Getting a reversed result

I am running a MySql query but I am getting too many results (600 rows on a 150 row table)

Table A = id, pid, image
Table B = pid, imageA, imageB

$images = “SELECT a.* FROM tableA a, tableB b WHERE a.pid = ‘7’ AND a.image <> b.imageA OR a.image <> b.imageB;”

I am trying to get an image name from tableA if it does not exist in tableB

When I run this I seem to get more rows from table A when it should in theory be less rows depending on the AND references.

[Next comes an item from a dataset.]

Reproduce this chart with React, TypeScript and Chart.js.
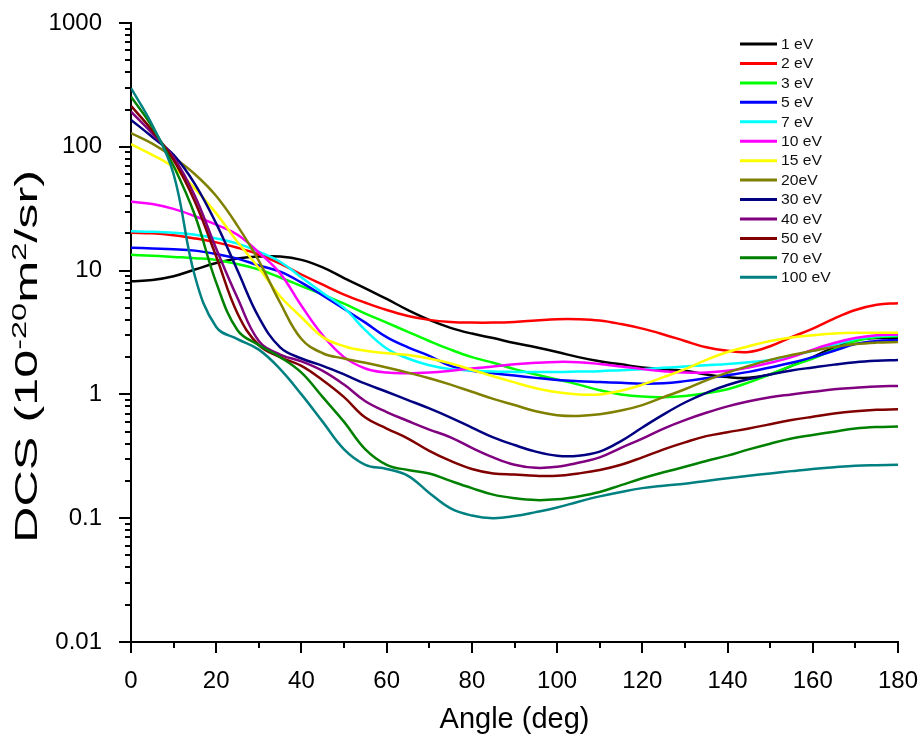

the error is caused by mixing ANDs and ORs in ways you weren’t anticipating

but best way to do what you want is with LEFT OUTER JOIN and COALESCE

SELECT TableA.pid , COALESCE(TableB.imageA,TableB.imageB,TableA.image) AS image FROM TableA LEFT OUTER JOIN TableB ON TableB.pid = TableA.pid AND TableA.image IN (TableB.imageA,TableB.imageB)

Many thanks

Still showing the id though where image is equal to imageA or imageB

you said ~if~ it does not exist in tableB

i think now you meant to say ~only if~

please rephrase what you want

Yeah your code works using not in rather than in, I got it the wrong way round as I didn’t explain properly.